Die "humanitäre Intervention" gehörte Anfang der 1990er Jahre zum oft gehörten Handlungsrepertoire in der internationalen Politik. Die Begründung und Rechtfertigung für das militärische Eingreifen in das Hochheitsgebiet eines anderen Staates war und ist dabei der Schutz von Menschen in einer humanitären Notlage. Was aktuell und neu anmutet, reicht tatsächlich tief ins 19. Jahrhundert zurück, wo die historischen Wurzeln der "humanitären Intervention" zu suchen sind. Der Historiker Prof. Dr. Fabian Klose von der Universität zu Köln hat diese zurückverfolgt und die Ergebnisse ihrer Erforschung 2019 in seiner Habilitationsschrift publiziert. Mehrfach ausgezeichnet ist die Arbeit nun auch in englischer Übersetzung erschienen. Wir haben das zum Anlass genommen, um Professor Klose unsere Fragen zur Entstehungsgeschichte und zur Praxis der "humanitären Intervention" zu stellen.
"Praktik und Theorie der humanitären Intervention reichen weit ins 19. Jahrhundert zurück"
L.I.S.A.: Herr Professor Klose, Sie lehren an der Universität zu Köln "Internationale Geschichte und Historische Friedens- und Konfliktforschung des 19. und 20. Jahrhunderts". Zuletzt ist Ihre bereits 2019 publizierte und mehrfach ausgezeichnete Habilitationsschrift "In the Cause of Humanity" auch in englischer Übersetzung erschienen. Sie haben offenbar mit Ihrer Arbeit international einen Nerv in Wissenschaft und Gesellschaft getroffen. Woher rührt Ihr Interesse an der Geschichte der "Humanitären Intervention"? Welche Fragen haben Sie dazu geführt?
Prof. Klose: Humanitäre Interventionen, also das militärische Eingreifen in die inneren Angelegenheiten eines souveränen Staates zur Hilfe von Menschen in einer humanitären Notlage und zur Verteidigung humanitärer Normen, gehören angesichts diverser weltweiter Krisenszenarien sicherlich zu den umstrittensten und kontrovers diskutieren Themen der internationalen Politik. Das Konzept wird dabei oft als ein als völlig neuartiges Phänomen charakterisiert, das sich erst nach dem Ende des Kalten Krieges in den 1990er Jahren herauszukristallisieren begann.
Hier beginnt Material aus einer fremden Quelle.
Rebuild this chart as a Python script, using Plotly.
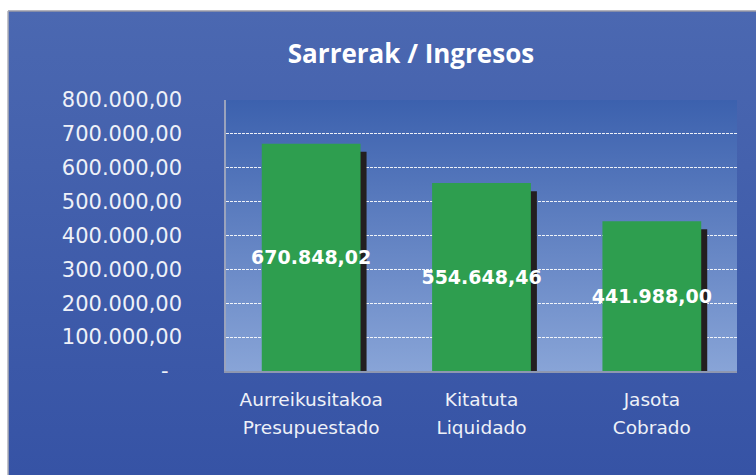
import base64
import plotly.graph_objects as go

labels_eu = ["Aurreikusitakoa", "Kitatuta", "Jasota"]
labels_es = ["Presupuestado", "Liquidado", "Cobrado"]
values = [670848.02, 554648.46, 441988.00]
value_labels = ["670.848,02", "554.648,46", "441.988,00"]
tick_vals = [0, 100000, 200000, 300000, 400000, 500000, 600000, 700000, 800000]
tick_text = ["-\u00a0\u00a0", "100.000,00", "200.000,00", "300.000,00", "400.000,00",
             "500.000,00", "600.000,00", "700.000,00", "800.000,00"]

categories = [f"{a} / {b}" for a, b in zip(labels_eu, labels_es)]

W, H = 756, 475
L, R, T, B = 226, 19, 100, 104
pw, ph = W - L - R, H - T - B


def grad_svg(top, bottom):
    svg = ('<svg xmlns="http://www.w3.org/2000/svg" width="100" height="100" preserveAspectRatio="none">'
           '<defs><linearGradient id="g" x1="0" y1="0" x2="0" y2="1">'
           f'<stop offset="0" stop-color="{top}"/><stop offset="1" stop-color="{bottom}"/>'
           '</linearGradient></defs><rect width="100" height="100" fill="url(#g)"/></svg>')
    return "data:image/svg+xml;base64," + base64.b64encode(svg.encode()).decode()


def px2x(px):
    return (px - L) / pw


def py2y(py):
    return (H - B - py) / ph


bar_w = 0.58
shadow_dx = 6 / (pw / 3)
shadow_drop = 5 * 100000 / (ph / 8)

fig = go.Figure()
fig.add_trace(go.Bar(
    x=categories, y=[v - shadow_drop for v in values], base=-9000,
    width=bar_w, offset=-bar_w / 2 + shadow_dx,
    marker=dict(color="#231f20", line=dict(width=0)),
    hoverinfo="skip", showlegend=False, cliponaxis=False,
))
fig.add_trace(go.Bar(
    x=categories, y=values, width=bar_w, offset=-bar_w / 2,
    marker=dict(color="#2e9e4f", line=dict(width=0)),
    text=value_labels, textposition="inside", insidetextanchor="middle",
    constraintext="none", textangle=0,
    textfont=dict(family="DejaVu Sans", size=19, color="white", weight="bold"),
    showlegend=False,
))
# invisible carrier so the second-line category axis is drawn
fig.add_trace(go.Scatter(
    x=categories, y=[0] * len(categories), xaxis="x2", mode="markers",
    marker=dict(opacity=0, size=1), hoverinfo="skip", showlegend=False,
))

axis_font = dict(family="DejaVu Sans", size=18.5, color="#eef1f8")

fig.update_layout(
    width=W, height=H,
    margin=dict(l=L, r=R, t=T, b=B),
    paper_bgcolor="white",
    plot_bgcolor="rgba(0,0,0,0)",
    barmode="overlay",
    title=dict(text="<b>Sarrerak / Ingresos</b>", x=411 / W, xanchor="center",
               y=1 - 54 / H, yanchor="middle",
               font=dict(family="Open Sans", size=26, color="white")),
    images=[
        dict(source=grad_svg("#4b68b1", "#3653a5"), xref="paper", yref="paper",
             x=px2x(8), y=py2y(11), sizex=px2x(W) - px2x(8), sizey=py2y(11) - py2y(H),
             sizing="stretch", layer="below", xanchor="left", yanchor="top"),
        dict(source=grad_svg("#3c61ae", "#88a4d7"), xref="paper", yref="paper",
             x=0, y=1, sizex=1, sizey=1,
             sizing="stretch", layer="below", xanchor="left", yanchor="top"),
    ],
    shapes=[
        dict(type="line", xref="paper", yref="paper", x0=px2x(8), x1=px2x(W), y0=py2y(11), y1=py2y(11),
             line=dict(color="#9a9aa6", width=1.5), layer="below"),
        dict(type="line", xref="paper", yref="paper", x0=px2x(8), x1=px2x(8), y0=py2y(11), y1=py2y(H),
             line=dict(color="#b0b0b8", width=1.5), layer="below"),
    ],
    xaxis=dict(
        type="category", categoryorder="array", categoryarray=categories,
        tickvals=categories, ticktext=labels_eu,
        tickfont=axis_font,
        showline=True, linecolor="#8e97b0", linewidth=1.5,
        ticks="outside", ticklen=11, tickcolor="rgba(0,0,0,0)",
        showgrid=False,
    ),
    xaxis2=dict(
        type="category", categoryorder="array", categoryarray=categories,
        overlaying="x", matches="x", side="bottom", anchor="y",
        tickvals=categories, ticktext=labels_es,
        tickfont=axis_font,
        showline=False, showgrid=False, zeroline=False,
        ticks="outside", ticklen=40, tickcolor="rgba(0,0,0,0)",
    ),
    yaxis=dict(
        range=[0, 800000],
        tickvals=tick_vals, ticktext=tick_text,
        tickfont=dict(family="DejaVu Sans", size=21, color="#eef1f8"),
        showline=True, linecolor="#9aa3bd", linewidth=1.5,
        ticks="outside", ticklen=38, tickcolor="rgba(0,0,0,0)",
        showgrid=True, gridcolor="rgba(255,255,255,0.9)", gridwidth=1, griddash="3px,1px",
        zeroline=False,
    ),
)

fig.write_html("out.html", config={"displayModeBar": False},
               post_script="document.body.style.margin='0';document.body.style.overflow='hidden';")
Aus meiner Sicht als Historiker greift diese Vorstellung allerdings deutlich zu kurz, denn die Praktik und Theorie der humanitären Intervention verfügt in der Tat über eine weitaus längere Geschichte, die bis weit ins 19. Jahrhundert zurückreicht. Im Zentrum meines Interesses standen daher Fragen nach historischen Entwicklungen und Interpretationen dieses Konzepts, und zwar nicht nur im regionalen, sondern auch im globalen Kontext. Im Bereich des Humanitarismus, des Imperialismus und des Völkerrechts empfand ich dabei den Blick auf die diversen Verbindungslinien vom 19. ins 20. und schließlich ins 21. Jahrhundert als besonders reizvoll und gewinnbringend. Insofern unterstreicht das Thema meines Erachtens gerade auch die Bedeutung des 19. Jahrhunderts für unser Verständnis und unsere Interpretation internationaler Politik in der heutigen Zeit.